___ Data records
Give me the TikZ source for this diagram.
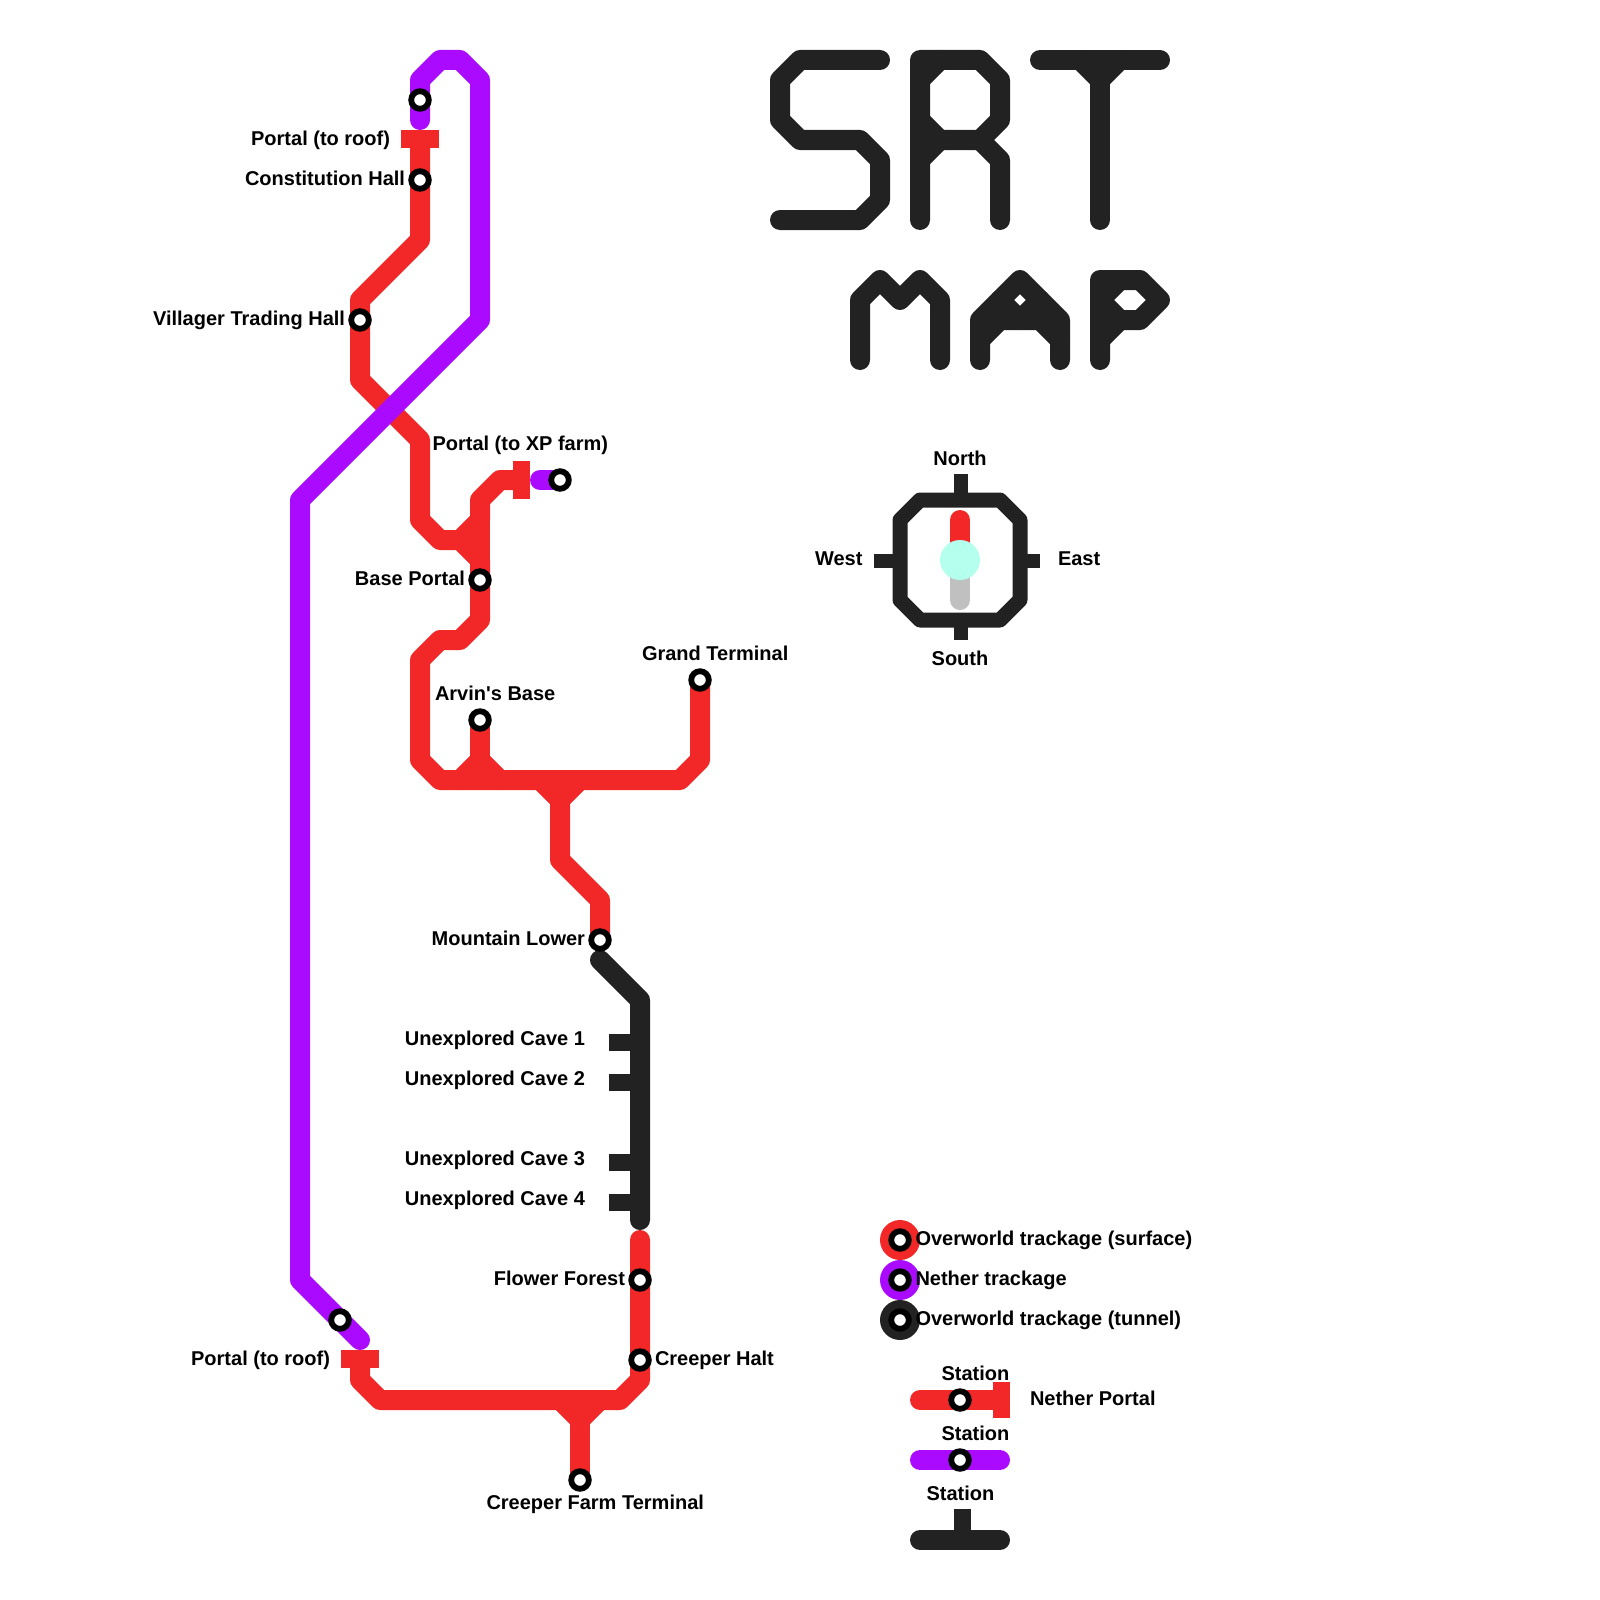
\documentclass[tikz,border=0pt]{standalone}
\usepackage{fontspec}
\setmainfont{Liberation Sans}[Ligatures=TeXOff]
\definecolor{srtred}{HTML}{F22727}
\definecolor{srtpurple}{HTML}{AA0AFF}
\definecolor{srtblack}{HTML}{222222}
\definecolor{srtmint}{HTML}{B4FFEE}
\definecolor{srtgray}{HTML}{C0C0C0}
\tikzset{
  track/.style={line width=20pt,line cap=round,line join=round},
  red track/.style={track,draw=srtred},
  purple track/.style={track,draw=srtpurple},
  black track/.style={track,draw=srtblack},
  stn/.style={circle,draw=black,fill=white,line width=5.8pt,minimum size=17.6pt,inner sep=0pt},
  lbl/.style={font=\bfseries\fontsize{20}{24}\selectfont,text=black,inner sep=0pt,outer sep=0pt},
  rlbl/.style={lbl,anchor=base east},
  llbl/.style={lbl,anchor=base west},
  clbl/.style={lbl,anchor=base},
  legenddot/.style={circle,inner sep=0pt,minimum size=40pt},
}
\begin{document}
\begin{tikzpicture}[x=1pt,y=-1pt]
\useasboundingbox (0,0) rectangle (1600,1600);
\fill[white] (0,0) rectangle (1600,1600);

% station places
\coordinate (pNetherTop) at (420,100);
\coordinate (pConst) at (420,180);
\coordinate (pVillager) at (360,320);
\coordinate (pBase) at (480,580);
\coordinate (pXP) at (560,480);
\coordinate (pArvin) at (480,720);
\coordinate (pGrand) at (700,680);
\coordinate (pMountain) at (600,940);
\coordinate (pFlower) at (640,1280);
\coordinate (pCreeper) at (640,1360);
\coordinate (pNetherLow) at (340,1320);
\coordinate (pFarm) at (580,1480);
\coordinate (pLegRed) at (960,1400);
\coordinate (pLegPurple) at (960,1460);

% red trackage
\draw[red track] (420,140) -- (pConst) -- (420,240) -- (360,300) -- (pVillager) -- (360,380) -- (420,440) -- (420,520) -- (440,540) -- (460,540) -- (480,560) -- (pBase) -- (480,620) -- (460,640) -- (440,640) -- (420,660) -- (420,760) -- (440,780) -- (680,780) -- (700,760) -- (pGrand);
\draw[red track] (460,540) -- (480,520) -- (480,500) -- (500,480) -- (520,480);
\draw[red track] (480,520) -- (480,560);
\draw[red track] (pArvin) -- (480,760);
\draw[red track] (460,780) -- (480,760) -- (500,780);
\draw[red track] (540,780) -- (560,800) -- (580,780);
\draw[red track] (560,800) -- (560,860) -- (600,900) -- (pMountain);
\draw[red track] (360,1360) -- (360,1380) -- (380,1400) -- (620,1400) -- (640,1380) -- (pCreeper) -- (pFlower) -- (640,1240);
\draw[red track] (560,1400) -- (580,1420) -- (600,1400);
\draw[red track] (580,1420) -- (pFarm);
% portal bars
\fill[srtred] (401.3,130) rectangle (438.7,147.5);
\fill[srtred] (513.3,461.3) rectangle (530,498.7);
\fill[srtred] (341.3,1350) rectangle (378.7,1367.5);

% purple trackage
\draw[purple track] (420,120) -- (pNetherTop) -- (420,80) -- (440,60) -- (460,60) -- (480,80) -- (480,320) -- (300,500) -- (300,1280) -- (pNetherLow) -- (360,1340);
\draw[purple track] (540,480) -- (pXP);

% tunnel
\draw[black track] (600,960) -- (640,1000) -- (640,1220);
\fill[srtblack] (609,1033.7) rectangle (632,1050.7);
\fill[srtblack] (609,1073.7) rectangle (632,1090.7);
\fill[srtblack] (609,1153.7) rectangle (632,1170.7);
\fill[srtblack] (609,1193.7) rectangle (632,1210.7);

% title SRT
\draw[black track] (880,60) -- (800,60) -- (780,80) -- (780,120) -- (800,140) -- (860,140) -- (880,160) -- (880,200) -- (860,220) -- (780,220);
\draw[black track] (920,220) -- (920,60) -- (980,60) -- (1000,80) -- (1000,120) -- (980,140) -- (920,140);
\draw[black track] (920,80) -- (940,60);
\draw[black track] (920,120) -- (940,140) -- (920,160);
\draw[black track] (980,140) -- (1000,160) -- (1000,220);
\draw[black track] (1040,60) -- (1160,60);
\draw[black track] (1080,60) -- (1100,80) -- (1120,60);
\draw[black track] (1100,80) -- (1100,220);
% title MAP
\draw[black track] (860,360) -- (860,300) -- (880,280) -- (900,300) -- (920,280) -- (940,300) -- (940,360);
\draw[black track] (980,360) -- (980,320) -- (1020,280) -- (1060,320) -- (1060,360);
\draw[black track] (980,340) -- (1000,320) -- (1040,320) -- (1060,340);
\draw[black track] (1000,300) -- (1020,320) -- (1040,300);
\draw[black track] (1100,360) -- (1100,280) -- (1140,280) -- (1160,300) -- (1140,320) -- (1120,320);
\draw[black track] (1100,300) -- (1120,280);
\draw[black track] (1100,300) -- (1120,320) -- (1100,340);

% compass
\fill[srtblack] (954,474) rectangle (968.3,495);
\fill[srtblack] (954,625) rectangle (968.3,639.5);
\fill[srtblack] (874,554) rectangle (895,568.3);
\fill[srtblack] (1025,554) rectangle (1039.5,568.3);
\draw[srtblack,line width=15pt,line join=round] (920,500) -- (1000,500) -- (1020,520) -- (1020,600) -- (1000,620) -- (920,620) -- (900,600) -- (900,520) -- cycle;
\draw[track,draw=srtred] (960,520) -- (960,560);
\draw[track,draw=srtgray] (960,560) -- (960,600);
\fill[srtmint] (960,560) circle[radius=20];

% legend dots
\node[legenddot,fill=srtred] (legA) at (900,1240) {};
\node[legenddot,fill=srtpurple] (legB) at (900,1280) {};
\node[legenddot,fill=srtblack] (legC) at (900,1320) {};
% legend lines
\draw[red track] (920,1400) -- (pLegRed) -- (1000,1400);
\fill[srtred] (993.3,1381.7) rectangle (1010,1418.3);
\draw[purple track] (920,1460) -- (pLegPurple) -- (1000,1460);
\draw[black track] (920,1540) -- (1000,1540);
\fill[srtblack] (954,1509) rectangle (971,1535);

% stations
\foreach \p/\n in {pNetherTop/s1,pConst/s2,pVillager/s3,pBase/s4,pXP/s5,pArvin/s6,pGrand/s7,pMountain/s8,pFlower/s9,pCreeper/s10,pNetherLow/s11,pFarm/s12,pLegRed/s13,pLegPurple/s14}
  \node[stn] (\n) at (\p) {};
\node[stn] (legAs) at (legA) {};
\node[stn] (legBs) at (legB) {};
\node[stn] (legCs) at (legC) {};

% labels
\node[rlbl] (t1) at (390,145.3) {Portal (to roof)};
\node[rlbl] (t2) at (405,185.3) {Constitution Hall};
\node[rlbl] (t3) at (345,325.3) {Villager Trading Hall};
\node[llbl] (t4) at (432.5,450) {Portal (to XP farm)};
\node[rlbl] (t5) at (465,585.3) {Base Portal};
\node[llbl] (t6) at (642,660) {Grand Terminal};
\node[llbl] (t7) at (435,700.3) {Arvin's Base};
\node[rlbl] (t8) at (585,945.3) {Mountain Lower};
\node[rlbl] (t9) at (585,1045.3) {Unexplored Cave 1};
\node[rlbl] (t10) at (585,1085.3) {Unexplored Cave 2};
\node[rlbl] (t11) at (585,1165.3) {Unexplored Cave 3};
\node[rlbl] (t12) at (585,1205.3) {Unexplored Cave 4};
\node[rlbl] (t13) at (625,1285.3) {Flower Forest};
\node[llbl] (t14) at (655,1365.3) {Creeper Halt};
\node[rlbl] (t15) at (330,1365.3) {Portal (to roof)};
\node[llbl] (t16) at (486.5,1509.7) {Creeper Farm Terminal};
\node[clbl] (t17) at (960,465.3) {North};
\node[clbl] (t18) at (960,665.3) {South};
\node[rlbl] (t19) at (862.5,565.3) {West};
\node[llbl] (t20) at (1058,565.3) {East};
\node[llbl] (t21) at (915.5,1245.3) {Overworld trackage (surface)};
\node[llbl] (t22) at (915.5,1285.3) {Nether trackage};
\node[llbl] (t23) at (915.5,1325.3) {Overworld trackage (tunnel)};
\node[llbl] (t24) at (941.5,1380) {Station};
\node[llbl] (t25) at (941.5,1440.3) {Station};
\node[llbl] (t26) at (926.5,1500.3) {Station};
\node[llbl] (t27) at (1030,1405.3) {Nether Portal};
\end{tikzpicture}
\end{document}
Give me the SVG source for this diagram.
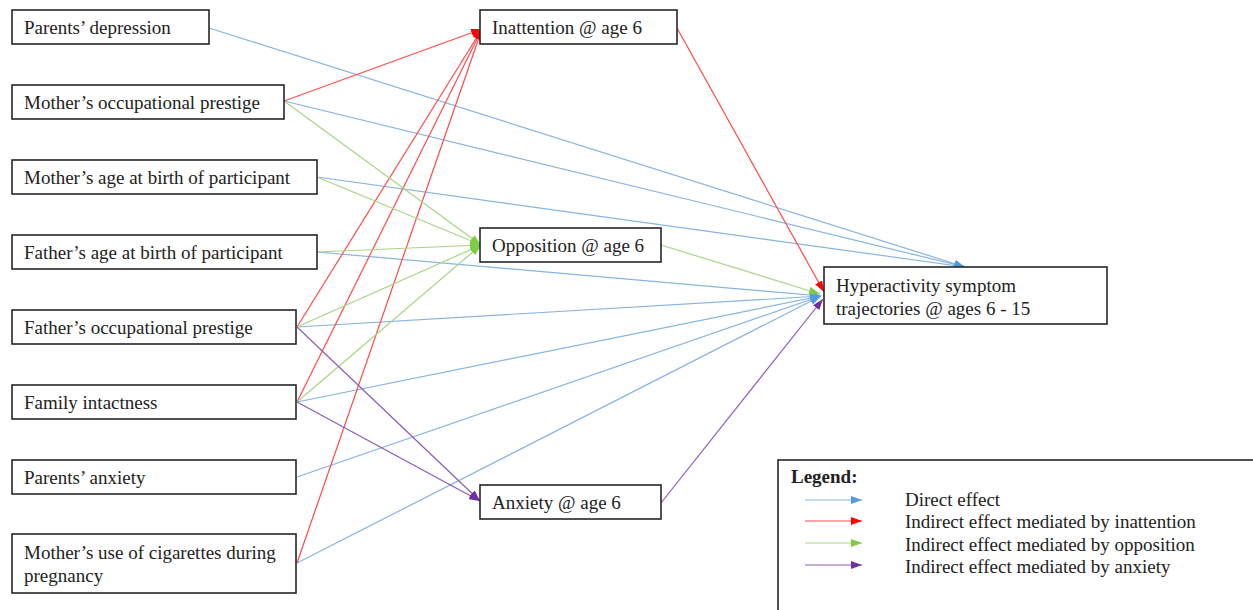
______
- Work to be completed:
Select the lines from the entries that include the word "diagram".

- Result of the exercise:
Give me the TikZ source for this diagram.
Give me the SVG source for this diagram.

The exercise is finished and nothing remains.